Code that draws figures:
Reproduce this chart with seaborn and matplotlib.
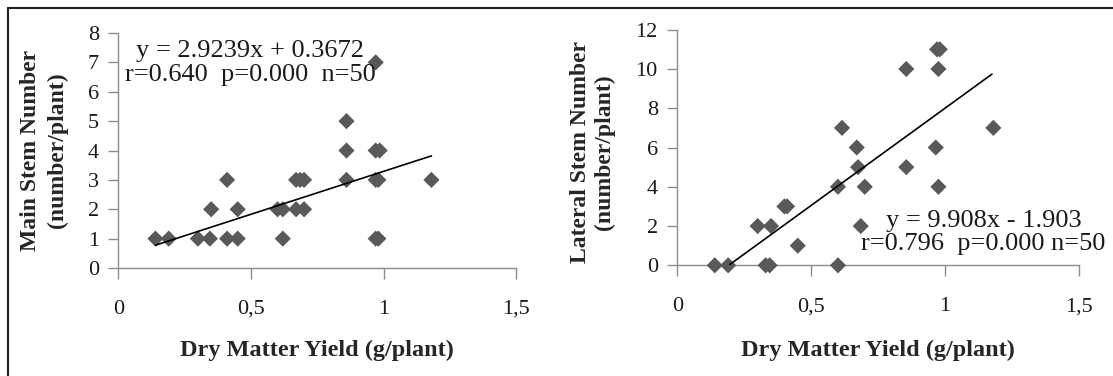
import matplotlib
matplotlib.use("Agg")
import matplotlib.pyplot as plt
from matplotlib.lines import Line2D
import seaborn as sns
import numpy as np
import pandas as pd

# ---------- data ----------
# dry matter yield (g/plant) vs main stem number
main_x = [0.14, 0.19, 0.30, 0.345, 0.41, 0.45, 0.62, 0.97, 0.98,
          0.35, 0.45, 0.60, 0.62, 0.67, 0.70,
          0.41, 0.67, 0.685, 0.70, 0.86, 0.97, 0.98, 1.18,
          0.86, 0.97, 0.985, 0.86, 0.97]
main_y = [1, 1, 1, 1, 1, 1, 1, 1, 1,
          2, 2, 2, 2, 2, 2,
          3, 3, 3, 3, 3, 3, 3, 3,
          4, 4, 4, 5, 7]

# dry matter yield (g/plant) vs lateral stem number
lat_x = [0.14, 0.19, 0.33, 0.345, 0.60,
         0.45,
         0.30, 0.35, 0.685,
         0.40, 0.41,
         0.60, 0.70, 0.975,
         0.675, 0.855,
         0.67, 0.965,
         0.615, 1.18,
         0.855, 0.975,
         0.97, 0.98]
lat_y = [0, 0, 0, 0, 0,
         1,
         2, 2, 2,
         3, 3,
         4, 4, 4,
         5, 5,
         6, 6,
         7, 7,
         10, 10,
         11, 11]

# fitted trend lines: slope, intercept, x range
main_fit = (2.9239, 0.3672)
main_fit_range = [0.14, 1.18]
lat_fit = (9.908, -1.903)
lat_fit_range = [0.196, 1.175]

main_eq = "y = 2.9239x + 0.3672\nr=0.640  p=0.000  n=50"
lat_eq = "y = 9.908x - 1.903\nr=0.796  p=0.000 n=50"

x_ticks = [0, 0.5, 1, 1.5]
x_tick_labels = ["0", "0,5", "1", "1,5"]
main_y_ticks = list(range(0, 9))
lat_y_ticks = list(range(0, 13, 2))

# ---------- style ----------
sns.set_style("ticks")
plt.rcParams["font.family"] = ["Liberation Serif", "DejaVu Serif"]

point_color = "#595959"
spine_color = "#8c8c8c"

fig = plt.figure(figsize=(11.13, 3.76), dpi=100)
ax1 = fig.add_axes([0.1063, 0.2872, 0.3576, 0.6250])
ax2 = fig.add_axes([0.6085, 0.2944, 0.3610, 0.6266])


def draw_panel(ax, xs, ys, fit, fit_range, ylim, yticks, ylabel, eq, eq_pos,
               ylab_x, ylab_y, ylab_spacing, xlab_y):
    df = pd.DataFrame({"x": xs, "y": ys})
    sns.scatterplot(data=df, x="x", y="y", marker="D", s=68, color=point_color,
                    edgecolor="none", linewidth=0, clip_on=False, zorder=3, ax=ax)
    fx = np.array(fit_range)
    fit_df = pd.DataFrame({"x": fx, "y": fit[0] * fx + fit[1]})
    sns.lineplot(data=fit_df, x="x", y="y", color="black", linewidth=1.2,
                 zorder=4, ax=ax)

    ax.set_xlim(0, 1.5)
    ax.set_ylim(*ylim)
    ax.set_xticks(x_ticks)
    ax.set_xticklabels(x_tick_labels)
    ax.set_yticks(yticks)
    sns.despine(ax=ax)
    for side in ["left", "bottom"]:
        ax.spines[side].set_color(spine_color)
        ax.spines[side].set_linewidth(1.0)
    ax.tick_params(axis="x", direction="out", length=8, width=1.0,
                   color=spine_color, pad=15, labelsize=16, labelcolor="#1a1a1a")
    ax.tick_params(axis="y", direction="out", length=7, width=1.0,
                   color=spine_color, pad=7, labelsize=16, labelcolor="#1a1a1a")

    ax.set_xlabel("Dry Matter Yield (g/plant)", fontsize=17.5, fontweight="bold")
    ax.set_ylabel(ylabel, fontsize=17, fontweight="bold", linespacing=ylab_spacing)
    ax.xaxis.set_label_coords(0.5, xlab_y)
    ax.yaxis.set_label_coords(ylab_x, ylab_y)

    ax.text(eq_pos[0], eq_pos[1], eq, transform=ax.transAxes, fontsize=19,
            ha="center", va="center", linespacing=1.1, color="#1a1a1a")


draw_panel(ax1, main_x, main_y, main_fit, main_fit_range, (0, 8), main_y_ticks,
           "Main Stem Number\n(number/plant)", main_eq, (0.332, 0.872),
           -0.126, 0.5, 1.4, -0.305)
draw_panel(ax2, lat_x, lat_y, lat_fit, lat_fit_range, (0, 12), lat_y_ticks,
           "Lateral Stem Number\n(number/plant)", lat_eq, (0.762, 0.139),
           -0.155, 0.48, 1.2, -0.315)

# frame lines (top and left) of the original figure
fig.add_artist(Line2D([8 / 1113, 1], [1 - 8 / 376, 1 - 8 / 376],
                      transform=fig.transFigure, color="#222222", linewidth=1.5))
fig.add_artist(Line2D([8 / 1113, 8 / 1113], [0, 1 - 8 / 376],
                      transform=fig.transFigure, color="#222222", linewidth=1.5))

fig.savefig("out.png", dpi=100)
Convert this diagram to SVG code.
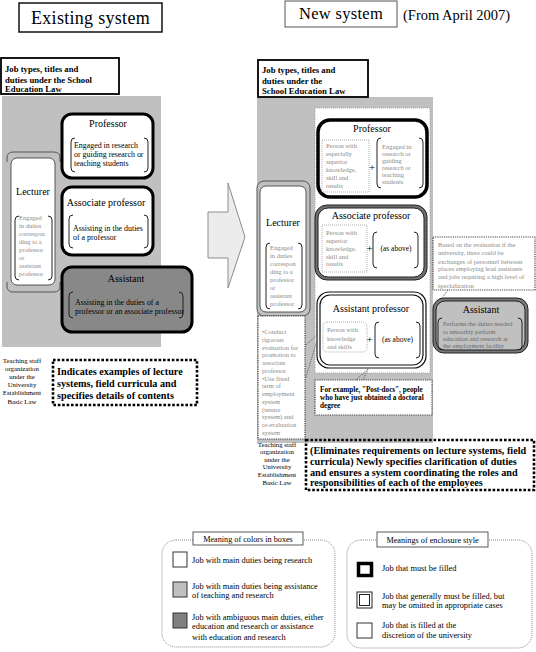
<svg xmlns="http://www.w3.org/2000/svg" width="536" height="652" viewBox="0 0 536 652" font-family="Liberation Serif, Times New Roman, DejaVu Serif, serif">
<style>
text{font-family:'Liberation Serif','Times New Roman','DejaVu Serif',serif;fill:#000}
.hdr{font-size:8.7px;font-weight:bold}
.ttl{font-size:10px;text-anchor:middle}
.bt{font-size:7.9px}
.gs{font-size:6.5px;fill:#8a8a8a}
.gr{font-size:6.4px;fill:#6a6a6a}
.lg{font-size:8.4px}
.st{font-size:6.8px;text-anchor:middle}
.big{font-size:10.2px;font-weight:bold}
.brk{fill:none;stroke:#222;stroke-width:1}
.dotw{fill:#fff;stroke:#999;stroke-width:0.8;stroke-dasharray:1 1}
.note{fill:#fff;stroke:#444;stroke-width:1.2;stroke-dasharray:1.2 1}
.thick{fill:none;stroke:#000;stroke-width:2.6;stroke-dasharray:2.6 1.8}
.call{fill:none;stroke:#666;stroke-width:1;stroke-dasharray:1.2 1}
</style>
<rect width="536" height="652" fill="#fff"/>

<g id="title-existing">
<rect x="19" y="3" width="143" height="29" fill="#fff" stroke="#000" stroke-width="1.4"/>
<text x="90.5" y="24" font-size="18" text-anchor="middle" letter-spacing="0.3">Existing system</text>
</g>
<g id="title-new">
<rect x="285" y="1" width="112" height="26" fill="#fff" stroke="#555" stroke-width="1"/>
<text x="341" y="19" font-size="16.5" text-anchor="middle" letter-spacing="0.3">New system</text>
<text x="403" y="20" font-size="14.5">(From April 2007)</text>
</g>

<!-- LEFT -->
<rect id="left-panel" x="2" y="96" width="159" height="251" fill="#c0c0c0"/>
<g id="left-header">
<rect x="1" y="58" width="118" height="36" fill="#fff" stroke="#000" stroke-width="1.8"/>
<text class="hdr" x="5" y="72">Job types, titles and</text>
<text class="hdr" x="5" y="82.5">duties under the School</text>
<text class="hdr" x="5" y="92">Education Law</text>
</g>

<g id="left-lecturer">
<path d="M7 162 V158 Q7 152 13 152 H54 Q60 152 60 158 V162 M7 282 V286 Q7 292 13 292 H54 Q60 292 60 286 V282" fill="none" stroke="#555" stroke-width="1"/>
<rect x="11" y="158" width="44" height="127" rx="6" fill="#fff" stroke="#333" stroke-width="0.8"/>
<text class="ttl" x="33" y="194.5">Lecturer</text>
<path class="brk" d="M19 216 Q15 216 15 220 V276 Q15 280 19 280 M48 216 Q52 216 52 220 V276 Q52 280 48 280"/>
<text class="gs" x="19" y="220">Engaged</text>
<text class="gs" x="19" y="228">in duties</text>
<text class="gs" x="19" y="236">correspon</text>
<text class="gs" x="19" y="244">ding to a</text>
<text class="gs" x="19" y="252">professor</text>
<text class="gs" x="19" y="260">or</text>
<text class="gs" x="19" y="268">assistant</text>
<text class="gs" x="19" y="276">professor</text>
</g>

<g id="left-professor">
<rect x="62" y="114" width="91" height="64" rx="10" fill="#fff" stroke="#000" stroke-width="3"/>
<text class="ttl" x="108" y="126.5">Professor</text>
<path class="brk" d="M75 138 Q71 138 71 142 V168 Q71 172 75 172 M144 138 Q148 138 148 142 V168 Q148 172 144 172"/>
<text class="bt" x="74" y="148">Engaged in research</text>
<text class="bt" x="74" y="157">or guiding research or</text>
<text class="bt" x="74" y="166">teaching students</text>
</g>

<g id="left-associate">
<rect x="62" y="187" width="91" height="68" rx="10" fill="#fff" stroke="#000" stroke-width="3"/>
<text class="ttl" x="106" y="206" font-size="9">Associate professor</text>
<path class="brk" d="M73 215 Q69 215 69 219 V244 Q69 248 73 248 M144 215 Q148 215 148 219 V244 Q148 248 144 248"/>
<text class="bt" x="73" y="231">Assisting in the duties</text>
<text class="bt" x="73" y="240">of a professor</text>
</g>

<g id="left-assistant">
<rect x="62" y="267" width="130" height="65" rx="10" fill="#888" stroke="#000" stroke-width="3"/>
<text class="ttl" x="126" y="281.5">Assistant</text>
<path class="brk" d="M73 292 Q69 292 69 296 V314 Q69 318 73 318 M179 292 Q183 292 183 296 V314 Q183 318 179 318"/>
<text class="bt" x="75" y="304.5" font-size="7.7">Assisting in the duties of a</text>
<text class="bt" x="75" y="313.5" font-size="7.7">professor or an associate professor</text>
</g>

<g id="left-basic-law">
<text class="st" x="22" y="362.5">Teaching staff</text>
<text class="st" x="22" y="370.7">organization</text>
<text class="st" x="22" y="378.9">under the</text>
<text class="st" x="22" y="387.1">University</text>
<text class="st" x="22" y="395.3">Establishment</text>
<text class="st" x="22" y="403.5">Basic Law</text>
</g>

<g id="left-indicates">
<rect class="thick" x="53" y="360" width="144" height="45" fill="#fff"/>
<text class="big" x="57" y="375" font-size="9.8">Indicates examples of lecture</text>
<text class="big" x="57" y="387" font-size="9.8">systems, field curricula and</text>
<text class="big" x="57" y="398.5" font-size="9.8">specifies details of contents</text>
</g>

<!-- RIGHT -->
<rect id="right-panel" x="257" y="97" width="176" height="346" fill="#c0c0c0"/>
<g id="right-header">
<rect x="258" y="60" width="110" height="37" fill="#fff" stroke="#000" stroke-width="1.8"/>
<text class="hdr" x="262" y="73">Job types, titles and</text>
<text class="hdr" x="262" y="83.5">duties under the</text>
<text class="hdr" x="262" y="94">School Education Law</text>
</g>
<rect id="right-inner-panel" class="dotw" x="315" y="108" width="115" height="265"/>

<g id="right-professor">
<rect x="318" y="120" width="109" height="77" rx="12" fill="#fff" stroke="#000" stroke-width="3.5"/>
<text class="ttl" x="372" y="131.5" font-size="9.6">Professor</text>
<rect class="dotw" x="322" y="140" width="47" height="52" stroke="#bbb"/>
<text class="gs" x="326" y="147.5">Person with</text>
<text class="gs" x="326" y="155.5">especially</text>
<text class="gs" x="326" y="163.5">superior</text>
<text class="gs" x="326" y="171.5">knowledge,</text>
<text class="gs" x="326" y="179.5">skill and</text>
<text class="gs" x="326" y="187.5">results</text>
<text x="372" y="170.5" font-size="11" text-anchor="middle">+</text>
<path class="brk" d="M381 138 Q377 138 377 142 V184 Q377 188 381 188 M419 138 Q423 138 423 142 V184 Q423 188 419 188"/>
<text class="gs" x="382" y="149">Engaged in</text>
<text class="gs" x="382" y="156">research or</text>
<text class="gs" x="382" y="163">guiding</text>
<text class="gs" x="382" y="170">research or</text>
<text class="gs" x="382" y="177">teaching</text>
<text class="gs" x="382" y="184">students</text>
</g>

<g id="right-associate">
<rect x="315" y="205" width="112" height="75" rx="12" fill="#6e6e6e" stroke="#222" stroke-width="1"/>
<rect x="318" y="208" width="106" height="69" rx="10" fill="#fff" stroke="#222" stroke-width="1"/>
<text class="ttl" x="371" y="218.5" font-size="9.6">Associate professor</text>
<rect class="dotw" x="322" y="225" width="45" height="47" stroke="#bbb"/>
<text class="gs" x="326" y="235">Person with</text>
<text class="gs" x="326" y="243">superior</text>
<text class="gs" x="326" y="251">knowledge,</text>
<text class="gs" x="326" y="258.5">skill and</text>
<text class="gs" x="326" y="266">results</text>
<text x="369.5" y="251.5" font-size="11" text-anchor="middle">+</text>
<path class="brk" d="M377 232 Q373 232 373 236 V264 Q373 268 377 268 M414 232 Q418 232 418 236 V264 Q418 268 414 268"/>
<text x="396" y="250.5" font-size="7.5" text-anchor="middle">(as above)</text>
</g>

<g id="right-assistant-professor">
<rect x="317" y="292" width="109" height="76" rx="12" fill="#fff" stroke="#111" stroke-width="1.2"/>
<rect x="320" y="295" width="103" height="70" rx="10" fill="#fff" stroke="#111" stroke-width="1.2"/>
<text class="ttl" x="371" y="311.5" font-size="9.6">Assistant professor</text>
<rect class="dotw" x="323" y="322" width="44" height="30" rx="4" stroke="#bbb"/>
<text class="gs" x="327" y="332">Person with</text>
<text class="gs" x="327" y="340.5">knowledge</text>
<text class="gs" x="327" y="349">and skills</text>
<text x="369.5" y="342.5" font-size="11" text-anchor="middle">+</text>
<path class="brk" d="M379 322 Q375 322 375 326 V354 Q375 358 379 358 M416 322 Q420 322 420 326 V354 Q420 358 416 358"/>
<text x="397.5" y="341.5" font-size="7.5" text-anchor="middle">(as above)</text>
</g>

<g id="right-lecturer">
<rect x="257" y="181" width="53" height="135" rx="7" fill="none" stroke="#555" stroke-width="1"/>
<rect x="260" y="186" width="46" height="126" rx="6" fill="#fff" stroke="#333" stroke-width="0.8"/>
<text class="ttl" x="283" y="225.5">Lecturer</text>
<path class="brk" d="M270 243 Q266 243 266 247 V305 Q266 309 270 309 M298 243 Q302 243 302 247 V305 Q302 309 298 309"/>
<text class="gs" x="270" y="250">Engaged</text>
<text class="gs" x="270" y="258">in duties</text>
<text class="gs" x="270" y="266">correspon</text>
<text class="gs" x="270" y="274">ding to a</text>
<text class="gs" x="270" y="282">professor</text>
<text class="gs" x="270" y="290">or</text>
<text class="gs" x="270" y="298">assistant</text>
<text class="gs" x="270" y="306">professor</text>
</g>

<g id="right-lecturer-note">
<rect class="note" x="258" y="316" width="47" height="123"/>
<text class="gs" x="262" y="334">•Conduct</text>
<text class="gs" x="262" y="341.8">rigorous</text>
<text class="gs" x="262" y="349.5">evaluation for</text>
<text class="gs" x="262" y="357.3">promotion to</text>
<text class="gs" x="262" y="365">associate</text>
<text class="gs" x="262" y="372.8">professor</text>
<text class="gs" x="262" y="380.5">•Use fixed</text>
<text class="gs" x="262" y="388.3">term of</text>
<text class="gs" x="262" y="396">employment</text>
<text class="gs" x="262" y="403.8">system</text>
<text class="gs" x="262" y="411.5">(tenure</text>
<text class="gs" x="262" y="419.3">system) and</text>
<text class="gs" x="262" y="427">re-evaluation</text>
<text class="gs" x="262" y="434.8">system</text>
</g>

<g id="right-postdoc-note">
<rect class="note" x="315" y="380" width="117" height="35" stroke="#222"/>
<text x="320" y="391.5" font-size="7.2" font-weight="bold" fill="#111">For example, "Post-docs", people</text>
<text x="320" y="399.5" font-size="7.2" font-weight="bold" fill="#111">who have just obtained a doctoral</text>
<text x="320" y="407.5" font-size="7.2" font-weight="bold" fill="#111">degree</text>
</g>

<g id="right-exchange-note">
<rect class="note" x="433" y="237" width="102" height="53"/>
<text class="gs" x="438" y="247">Based on the evaluation if the</text>
<text class="gs" x="438" y="255.3">university, there could be</text>
<text class="gs" x="438" y="263.6">exchanges of personnel between</text>
<text class="gs" x="438" y="271.4">places employing lead assistants</text>
<text class="gs" x="438" y="279.4">and jobs requiring a high level of</text>
<text class="gs" x="438" y="287.6">specialization</text>
</g>

<g id="right-assistant">
<rect x="433" y="298" width="95" height="55" rx="11" fill="#777" stroke="#222" stroke-width="1"/>
<rect x="436" y="301" width="89" height="49" rx="9" fill="#c0c0c0" stroke="#222" stroke-width="1"/>
<text class="ttl" x="481" y="312.5">Assistant</text>
<path class="brk" d="M442 318 Q438 318 438 322 V346 Q438 350 442 350 M518 318 Q522 318 522 322 V346 Q522 350 518 350"/>
<text class="gr" x="443" y="326">Performs the duties needed</text>
<text class="gr" x="443" y="333.5">to smoothly perform</text>
<text class="gr" x="443" y="341">education and research at</text>
<text class="gr" x="443" y="348.3">the employment facility</text>
</g>

<g id="right-basic-law">
<text class="st" x="277" y="446.5">Teaching staff</text>
<text class="st" x="277" y="454">organization</text>
<text class="st" x="277" y="461.5">under the</text>
<text class="st" x="277" y="469">University</text>
<text class="st" x="277" y="476.5">Establishment</text>
<text class="st" x="277" y="484.5">Basic Law</text>
</g>

<g id="right-eliminates">
<rect class="thick" x="306" y="440" width="228" height="50" fill="#fff"/>
<text class="big" x="310" y="453.5">(Eliminates requirements on lecture systems, field</text>
<text class="big" x="310" y="464.5">curricula) Newly specifies clarification of duties</text>
<text class="big" x="310" y="475.5">and ensures a system coordinating the roles and</text>
<text class="big" x="310" y="486">responsibilities of each of the employees</text>
</g>

<g id="connectors">
<polygon points="208,212 228,212 228,183 245,237 228,288 228,258 208,258" fill="#ececec" stroke="#8c8c8c" stroke-width="1"/>
<path class="call" d="M306 345 L318 334 M306 377 L318 337"/>
<path class="call" d="M356 380 L368 369 M363 380 L368 369"/>
<path class="call" d="M448 290 L442 298"/>
</g>

<!-- LEGENDS -->
<g id="legend-colors">
<rect x="162" y="540" width="173" height="107" rx="14" fill="#fff" stroke="#888" stroke-width="1" stroke-dasharray="1 1"/>
<rect x="193" y="532" width="110" height="13" fill="#fff" stroke="#333" stroke-width="0.8"/>
<text x="248" y="541.5" font-size="8.2" text-anchor="middle">Meaning of colors in boxes</text>
<rect x="173" y="552" width="14" height="15" fill="#fff" stroke="#333" stroke-width="1"/>
<text class="lg" x="192" y="563">Job with main duties being research</text>
<rect x="173" y="582" width="14" height="15" fill="#c0c0c0" stroke="#333" stroke-width="1"/>
<text class="lg" x="192" y="589">Job with main duties being assistance</text>
<text class="lg" x="192" y="597.5">of teaching and research</text>
<rect x="173" y="613" width="14" height="15" fill="#808080" stroke="#333" stroke-width="1"/>
<text class="lg" x="192" y="619.5">Job with ambiguous main duties, either</text>
<text class="lg" x="192" y="628.5">education and research or assistance</text>
<text class="lg" x="192" y="640">with education and research</text>
</g>

<g id="legend-enclosure">
<rect x="347" y="540" width="185" height="108" rx="14" fill="#fff" stroke="#888" stroke-width="1" stroke-dasharray="1 1"/>
<rect x="377" y="532" width="111" height="15" fill="#fff" stroke="#333" stroke-width="0.8"/>
<text x="432.5" y="542.5" font-size="8.2" text-anchor="middle">Meanings of enclosure style</text>
<rect x="358.5" y="563.5" width="13" height="12" fill="#fff" stroke="#000" stroke-width="3.5"/>
<text class="lg" x="382" y="571">Job that must be filled</text>
<rect x="357" y="592" width="15" height="16" fill="#fff" stroke="#222" stroke-width="1"/>
<rect x="359.5" y="594.5" width="10" height="11" fill="#fff" stroke="#222" stroke-width="1"/>
<text class="lg" x="382" y="599">Job that generally must be filled, but</text>
<text class="lg" x="382" y="608">may be omitted in appropriate cases</text>
<rect x="357" y="623" width="15" height="15" fill="#fff" stroke="#333" stroke-width="1"/>
<text class="lg" x="382" y="628">Job that is filled at the</text>
<text class="lg" x="382" y="638">discretion of the university</text>
</g>
</svg>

• **Required work**:
Repeat only the lines between the top of the entries above and the line containing "import pandas as pd", both ends included, without the pictures.

• **Written response**:
Reproduce this chart with seaborn and matplotlib.
import matplotlib
matplotlib.use("Agg")
import matplotlib.pyplot as plt
from matplotlib.lines import Line2D
import seaborn as sns
import numpy as np
import pandas as pd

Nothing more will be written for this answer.